:: PROVIDED MATERIAL ::

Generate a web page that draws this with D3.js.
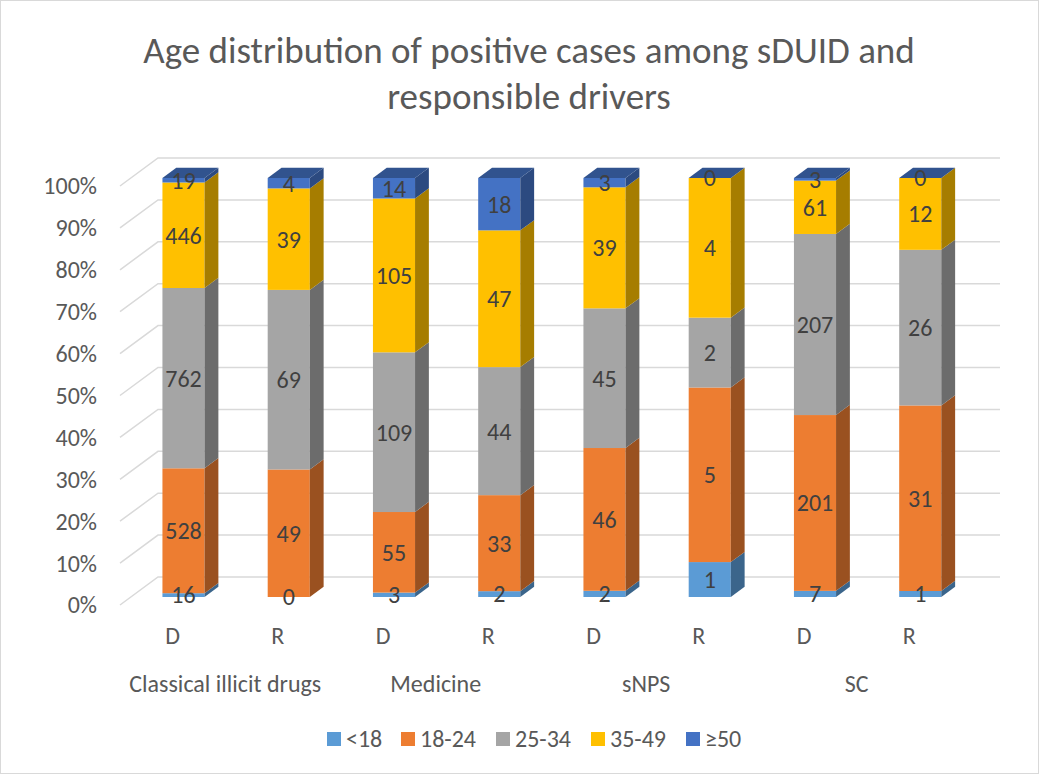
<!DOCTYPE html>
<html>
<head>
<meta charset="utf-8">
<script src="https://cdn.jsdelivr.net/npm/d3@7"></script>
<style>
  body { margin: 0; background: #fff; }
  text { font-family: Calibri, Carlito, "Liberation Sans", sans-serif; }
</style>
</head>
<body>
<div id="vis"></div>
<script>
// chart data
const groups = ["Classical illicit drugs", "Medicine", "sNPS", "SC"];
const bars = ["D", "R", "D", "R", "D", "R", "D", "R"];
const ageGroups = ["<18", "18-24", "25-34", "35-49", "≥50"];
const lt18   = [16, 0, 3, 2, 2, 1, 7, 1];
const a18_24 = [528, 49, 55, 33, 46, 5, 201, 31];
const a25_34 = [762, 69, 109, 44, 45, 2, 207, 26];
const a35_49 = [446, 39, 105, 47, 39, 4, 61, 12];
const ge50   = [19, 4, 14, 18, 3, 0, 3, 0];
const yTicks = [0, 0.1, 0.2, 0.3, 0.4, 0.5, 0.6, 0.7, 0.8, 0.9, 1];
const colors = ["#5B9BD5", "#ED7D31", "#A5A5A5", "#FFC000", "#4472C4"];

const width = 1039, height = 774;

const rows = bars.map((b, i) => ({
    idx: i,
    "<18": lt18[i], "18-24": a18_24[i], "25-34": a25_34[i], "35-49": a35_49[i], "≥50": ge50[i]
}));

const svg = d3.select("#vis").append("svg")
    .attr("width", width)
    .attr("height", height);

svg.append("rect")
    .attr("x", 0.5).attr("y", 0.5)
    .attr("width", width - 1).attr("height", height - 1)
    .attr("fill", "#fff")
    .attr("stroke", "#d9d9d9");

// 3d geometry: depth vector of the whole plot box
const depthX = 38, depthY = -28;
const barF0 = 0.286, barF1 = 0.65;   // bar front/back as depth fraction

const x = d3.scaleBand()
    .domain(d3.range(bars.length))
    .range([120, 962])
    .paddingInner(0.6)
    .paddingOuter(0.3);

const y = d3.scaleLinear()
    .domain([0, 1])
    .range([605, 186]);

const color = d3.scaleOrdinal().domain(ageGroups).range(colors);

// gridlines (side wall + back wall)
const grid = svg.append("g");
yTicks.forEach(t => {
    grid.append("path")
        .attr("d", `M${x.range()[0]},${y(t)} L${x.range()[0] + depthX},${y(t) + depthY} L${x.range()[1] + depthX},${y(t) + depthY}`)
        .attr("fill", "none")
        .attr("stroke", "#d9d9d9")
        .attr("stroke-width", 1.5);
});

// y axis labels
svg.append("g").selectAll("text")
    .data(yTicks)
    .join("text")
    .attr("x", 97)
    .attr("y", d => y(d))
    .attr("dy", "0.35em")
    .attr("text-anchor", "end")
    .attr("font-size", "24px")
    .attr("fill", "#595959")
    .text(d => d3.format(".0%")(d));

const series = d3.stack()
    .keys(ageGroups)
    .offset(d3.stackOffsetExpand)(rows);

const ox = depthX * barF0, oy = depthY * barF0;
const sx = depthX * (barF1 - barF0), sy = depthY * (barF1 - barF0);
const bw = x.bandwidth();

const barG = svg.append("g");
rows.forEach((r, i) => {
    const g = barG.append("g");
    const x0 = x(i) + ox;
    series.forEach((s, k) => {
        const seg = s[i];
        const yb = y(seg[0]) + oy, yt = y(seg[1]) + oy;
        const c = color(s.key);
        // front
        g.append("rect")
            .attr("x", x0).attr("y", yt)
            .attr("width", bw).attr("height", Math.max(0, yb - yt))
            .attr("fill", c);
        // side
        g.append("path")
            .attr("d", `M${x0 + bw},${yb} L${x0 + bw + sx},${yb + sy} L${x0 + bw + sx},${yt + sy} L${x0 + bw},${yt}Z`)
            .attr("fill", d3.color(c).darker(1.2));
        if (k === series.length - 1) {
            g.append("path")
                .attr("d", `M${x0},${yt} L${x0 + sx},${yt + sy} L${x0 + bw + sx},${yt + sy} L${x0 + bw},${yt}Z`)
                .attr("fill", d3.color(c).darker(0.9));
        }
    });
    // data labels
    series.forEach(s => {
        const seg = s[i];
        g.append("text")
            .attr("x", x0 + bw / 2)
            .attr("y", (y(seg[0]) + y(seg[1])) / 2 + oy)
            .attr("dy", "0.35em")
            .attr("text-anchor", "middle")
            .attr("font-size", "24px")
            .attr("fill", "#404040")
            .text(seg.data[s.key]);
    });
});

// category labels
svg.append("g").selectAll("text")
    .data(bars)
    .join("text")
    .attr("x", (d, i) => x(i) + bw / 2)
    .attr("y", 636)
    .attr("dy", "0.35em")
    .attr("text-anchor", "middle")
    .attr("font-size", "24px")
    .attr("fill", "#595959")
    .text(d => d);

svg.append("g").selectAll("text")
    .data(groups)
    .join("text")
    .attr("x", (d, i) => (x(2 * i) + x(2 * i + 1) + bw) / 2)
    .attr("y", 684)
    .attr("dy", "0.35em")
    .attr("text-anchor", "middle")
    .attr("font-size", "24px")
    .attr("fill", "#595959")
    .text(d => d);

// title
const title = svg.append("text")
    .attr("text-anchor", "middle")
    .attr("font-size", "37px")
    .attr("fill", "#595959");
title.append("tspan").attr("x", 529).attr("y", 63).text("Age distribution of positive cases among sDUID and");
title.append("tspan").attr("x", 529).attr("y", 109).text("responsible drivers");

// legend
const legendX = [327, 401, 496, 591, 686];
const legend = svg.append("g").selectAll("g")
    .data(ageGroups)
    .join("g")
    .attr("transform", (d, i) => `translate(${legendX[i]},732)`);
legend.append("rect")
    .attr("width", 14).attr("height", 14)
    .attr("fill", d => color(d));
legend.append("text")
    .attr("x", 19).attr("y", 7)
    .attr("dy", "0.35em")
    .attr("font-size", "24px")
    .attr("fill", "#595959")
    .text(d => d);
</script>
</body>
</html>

:: TASK GOAL ::
Repeat the data exactly, dropping every picture it holds.

:: SOLUTION TO THE PROBLEM ::
Generate a web page that draws this with D3.js.
<!DOCTYPE html>
<html>
<head>
<meta charset="utf-8">
<script src="https://cdn.jsdelivr.net/npm/d3@7"></script>
<style>
  body { margin: 0; background: #fff; }
  text { font-family: Calibri, Carlito, "Liberation Sans", sans-serif; }
</style>
</head>
<body>
<div id="vis"></div>
<script>
// chart data
const groups = ["Classical illicit drugs", "Medicine", "sNPS", "SC"];
const bars = ["D", "R", "D", "R", "D", "R", "D", "R"];
const ageGroups = ["<18", "18-24", "25-34", "35-49", "≥50"];
const lt18   = [16, 0, 3, 2, 2, 1, 7, 1];
const a18_24 = [528, 49, 55, 33, 46, 5, 201, 31];
const a25_34 = [762, 69, 109, 44, 45, 2, 207, 26];
const a35_49 = [446, 39, 105, 47, 39, 4, 61, 12];
const ge50   = [19, 4, 14, 18, 3, 0, 3, 0];
const yTicks = [0, 0.1, 0.2, 0.3, 0.4, 0.5, 0.6, 0.7, 0.8, 0.9, 1];
const colors = ["#5B9BD5", "#ED7D31", "#A5A5A5", "#FFC000", "#4472C4"];

const width = 1039, height = 774;

const rows = bars.map((b, i) => ({
    idx: i,
    "<18": lt18[i], "18-24": a18_24[i], "25-34": a25_34[i], "35-49": a35_49[i], "≥50": ge50[i]
}));

const svg = d3.select("#vis").append("svg")
    .attr("width", width)
    .attr("height", height);

svg.append("rect")
    .attr("x", 0.5).attr("y", 0.5)
    .attr("width", width - 1).attr("height", height - 1)
    .attr("fill", "#fff")
    .attr("stroke", "#d9d9d9");

// 3d geometry: depth vector of the whole plot box
const depthX = 38, depthY = -28;
const barF0 = 0.286, barF1 = 0.65;   // bar front/back as depth fraction

const x = d3.scaleBand()
    .domain(d3.range(bars.length))
    .range([120, 962])
    .paddingInner(0.6)
    .paddingOuter(0.3);

const y = d3.scaleLinear()
    .domain([0, 1])
    .range([605, 186]);

const color = d3.scaleOrdinal().domain(ageGroups).range(colors);

// gridlines (side wall + back wall)
const grid = svg.append("g");
yTicks.forEach(t => {
    grid.append("path")
        .attr("d", `M${x.range()[0]},${y(t)} L${x.range()[0] + depthX},${y(t) + depthY} L${x.range()[1] + depthX},${y(t) + depthY}`)
        .attr("fill", "none")
        .attr("stroke", "#d9d9d9")
        .attr("stroke-width", 1.5);
});

// y axis labels
svg.append("g").selectAll("text")
    .data(yTicks)
    .join("text")
    .attr("x", 97)
    .attr("y", d => y(d))
    .attr("dy", "0.35em")
    .attr("text-anchor", "end")
    .attr("font-size", "24px")
    .attr("fill", "#595959")
    .text(d => d3.format(".0%")(d));

const series = d3.stack()
    .keys(ageGroups)
    .offset(d3.stackOffsetExpand)(rows);

const ox = depthX * barF0, oy = depthY * barF0;
const sx = depthX * (barF1 - barF0), sy = depthY * (barF1 - barF0);
const bw = x.bandwidth();

const barG = svg.append("g");
rows.forEach((r, i) => {
    const g = barG.append("g");
    const x0 = x(i) + ox;
    series.forEach((s, k) => {
        const seg = s[i];
        const yb = y(seg[0]) + oy, yt = y(seg[1]) + oy;
        const c = color(s.key);
        // front
        g.append("rect")
            .attr("x", x0).attr("y", yt)
            .attr("width", bw).attr("height", Math.max(0, yb - yt))
            .attr("fill", c);
        // side
        g.append("path")
            .attr("d", `M${x0 + bw},${yb} L${x0 + bw + sx},${yb + sy} L${x0 + bw + sx},${yt + sy} L${x0 + bw},${yt}Z`)
            .attr("fill", d3.color(c).darker(1.2));
        if (k === series.length - 1) {
            g.append("path")
                .attr("d", `M${x0},${yt} L${x0 + sx},${yt + sy} L${x0 + bw + sx},${yt + sy} L${x0 + bw},${yt}Z`)
                .attr("fill", d3.color(c).darker(0.9));
        }
    });
    // data labels
    series.forEach(s => {
        const seg = s[i];
        g.append("text")
            .attr("x", x0 + bw / 2)
            .attr("y", (y(seg[0]) + y(seg[1])) / 2 + oy)
            .attr("dy", "0.35em")
            .attr("text-anchor", "middle")
            .attr("font-size", "24px")
            .attr("fill", "#404040")
            .text(seg.data[s.key]);
    });
});

// category labels
svg.append("g").selectAll("text")
    .data(bars)
    .join("text")
    .attr("x", (d, i) => x(i) + bw / 2)
    .attr("y", 636)
    .attr("dy", "0.35em")
    .attr("text-anchor", "middle")
    .attr("font-size", "24px")
    .attr("fill", "#595959")
    .text(d => d);

svg.append("g").selectAll("text")
    .data(groups)
    .join("text")
    .attr("x", (d, i) => (x(2 * i) + x(2 * i + 1) + bw) / 2)
    .attr("y", 684)
    .attr("dy", "0.35em")
    .attr("text-anchor", "middle")
    .attr("font-size", "24px")
    .attr("fill", "#595959")
    .text(d => d);

// title
const title = svg.append("text")
    .attr("text-anchor", "middle")
    .attr("font-size", "37px")
    .attr("fill", "#595959");
title.append("tspan").attr("x", 529).attr("y", 63).text("Age distribution of positive cases among sDUID and");
title.append("tspan").attr("x", 529).attr("y", 109).text("responsible drivers");

// legend
const legendX = [327, 401, 496, 591, 686];
const legend = svg.append("g").selectAll("g")
    .data(ageGroups)
    .join("g")
    .attr("transform", (d, i) => `translate(${legendX[i]},732)`);
legend.append("rect")
    .attr("width", 14).attr("height", 14)
    .attr("fill", d => color(d));
legend.append("text")
    .attr("x", 19).attr("y", 7)
    .attr("dy", "0.35em")
    .attr("font-size", "24px")
    .attr("fill", "#595959")
    .text(d => d);
</script>
</body>
</html>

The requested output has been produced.